Invisible Interfaces

Ken Fishkin, Anuj Gujar, Beverly Harrison, and Roy Want, Xerox PARC,,,

Seminar on People, Computers, and Design
Stanford University May 7, 1999


While computers have become qualitatively smaller, cheaper, and more powerful, we still interact with them using techniques that differ very little from those of two decades ago. At Xerox PARC, the "Extreme UI" group has been investigating ways to enrich our connection with the computer: to investigate new interaction techniques which use everyday skills and the physical affordances of the devices themselves. By integrating the natural affordances of the device(s) with the natural gestures we already use, we hope to lower the cognitive effort required for interaction; to make the application interface "invisible".

In this talk, we'll describe two of our investigations. The first effort, "Squeezy UI", focuses on enhancing computational devices with sensors (tilt, pressure, etc.) so that the devices can sense a variety of gestures (squeeze, tilt, shake, etc.) made by the user. By integrating these into the device interface, a more natural interface can be achieved.

The second effort, "etags", takes advantage of the progress made in the electronic tagging industry, which allows cheap, robust, easily sensed IDs to be unobtrusively placed on almost any object. By augmenting handheld computers to detect these IDs, a variety of enhanced interactions become possible.

In this talk, we'll show videos demonstrating both of these techniques in action, and discuss them, their implications, and their limitations. Parts of this talk will be a "sneak preview" of a talk which we will giving at SIGCHI in mid-May.


  1. Roy Want, Kenneth P. Fishkin, Anuj Gujar, and Beverly L. Harrison. "Bridging Physical and Virtual Worlds with Electronic Tags". Proceedings of SIGCHI '99 (Pittsburgh, PA, May 15-20) ACM, New York, 1999. to appear.
  2. Kenneth P. Fishkin, Thomas P. Moran, and Beverly L. Harrison. "Embodied User Interfaces: Towards Invisible User Interfaces". Proceedings of EHCI '98 (Heraklion, Crete, September 13-18). In Press.
  3. Beverly L. Harrison, Kenneth P. Fishkin, Anuj Gujar, Carlos Mochon, and Roy Want, "Squeeze Me, Hold Me, Tilt Me! An Exploration of Manipulative User Interfaces". Proceedings of SIGCHI '98 (Los Angeles, CA, April 18-23) ACM, New York, 1998, pp. 17-24.

Ken Fishkin is a member of the "Extreme UI" novel user interface group at Xerox PARC. At PARC, he has been a principal member of a number of projects involving innovative user interface designs, including the "Invisible Interface", "Magic Lens", and "Dynamic Queries" projects. He holds a MS (Computer Science) from the University of California-Berkeley.

Anuj Gujar is a member of the "Extreme UI" novel user interface group at Xerox PARC. He has expertise in user interface design, applications programming, and rapid prototypying.
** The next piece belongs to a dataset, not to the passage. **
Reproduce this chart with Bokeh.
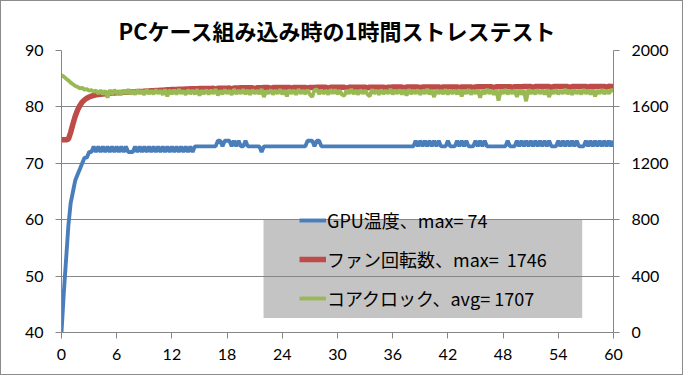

He holds a MS (Computer Science) from the University of Toronto.

Beverly Harrison is a member of the "Extreme UI" novel user interface group at Xerox PARC. She has worked on designing systems and interfaces for telecommunications (1983-89), for annotation of video (1991), for computer animation and modeling (1995-6), and most recently on interfaces which blend physical and virtual worlds (1997-9). She holds degrees in mathematics (BMath, Waterloo), industrial engineering, and human factors engineering (MS,PhD, University of Toronto). She has extensive industrial experience from Bell-Northern Research (Nortel) and Alias-Silicon Graphics.

Roy Want is the manager of the Embedded Systems Area in the Computer Science Laboratory at Xerox PARC. He is a veteran of PARC's original Ubiquitous Computing work. He was the creator of the ParcTab and before that the Active Badge location system at ORL. His previous research focused on distributed multimedia systems. During this time he participated in the ISLAND project at Cambridge University and the Pandora project at Olivetti Research Ltd. He holds a PhD in Computer Science from Cambridge University.